Parson Street Primary School is the first Bristol school to be awarded a Gold Practice Status for promoting equality and diversity. The curriculum at the academy primary being ‘Live and Learn’, “preparing children to live in an ever-changing and diverse world”.

Mr Jamie Barry, headteacher at Parson Street Primary School, said:  We are a community-focused school and lots of effort is put into working in partnership with parents. We understand the concerns that have been raised and have spoken with many of our community to reassure them of the appropriateness of the activities planned for World Book Day.

“Children are at the centre of all that we do at Parson Street so it is fantastic that so many of them are excited about March 1. We know that many of our parents are also equally as excited and they look forward to also joining us on the day.”

Cllr Anna Keen, Cabinet Member for Education and Skills for Bristol City Council, said: “We are very supportive of children engaging with different groups of people in an educational setting as it teaches them about accepting themselves and others.

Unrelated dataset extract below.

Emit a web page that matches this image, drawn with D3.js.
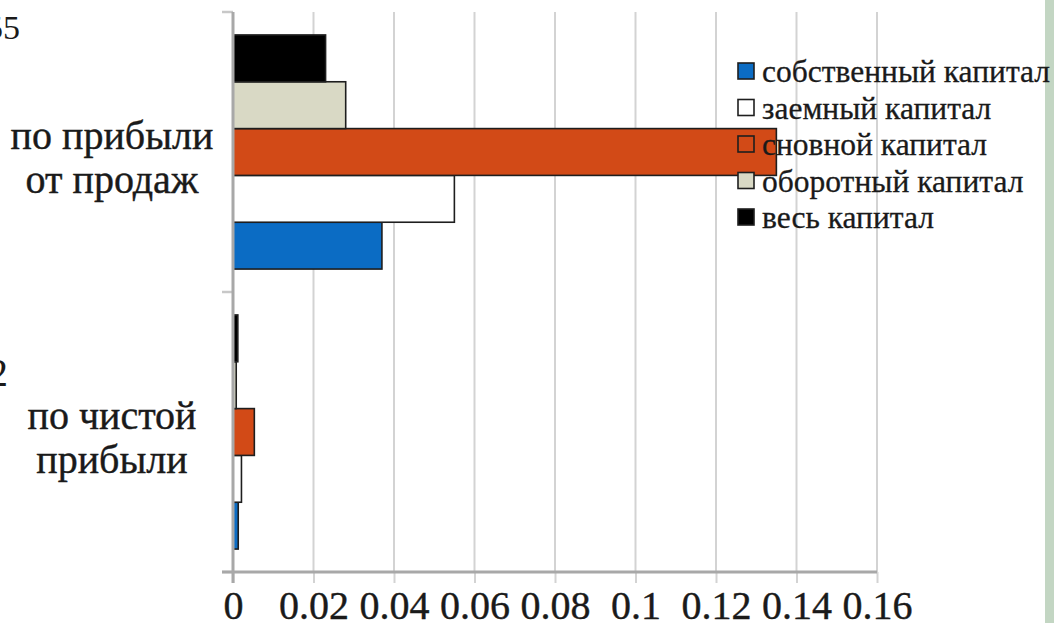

“We know that good reading skills can help set children up for life and reduce inequalities.

“Our experience of welcoming Drag Queen Story Time in to our libraries was very positive and successful.”

School systems on both sides of the Atlantic are in full swing on their agenda to promote LGBTQ lifestyles to young, impressionable children, regardless of their age. The LGBTQ community feels as though it must force their way of life on the community at large given the reality that they are a societal minority, and they intend to change that with a healthy propaganda campaign in every facet of community life.

These activities are being pushed on families even as they protest in outrage against it. It increasingly seems as though these school districts and LGBTQ organizations will have their way regardless of whether it is welcomed by the community, and opposition against such agenda will continue to be termed “hate speech” and “intolerance”.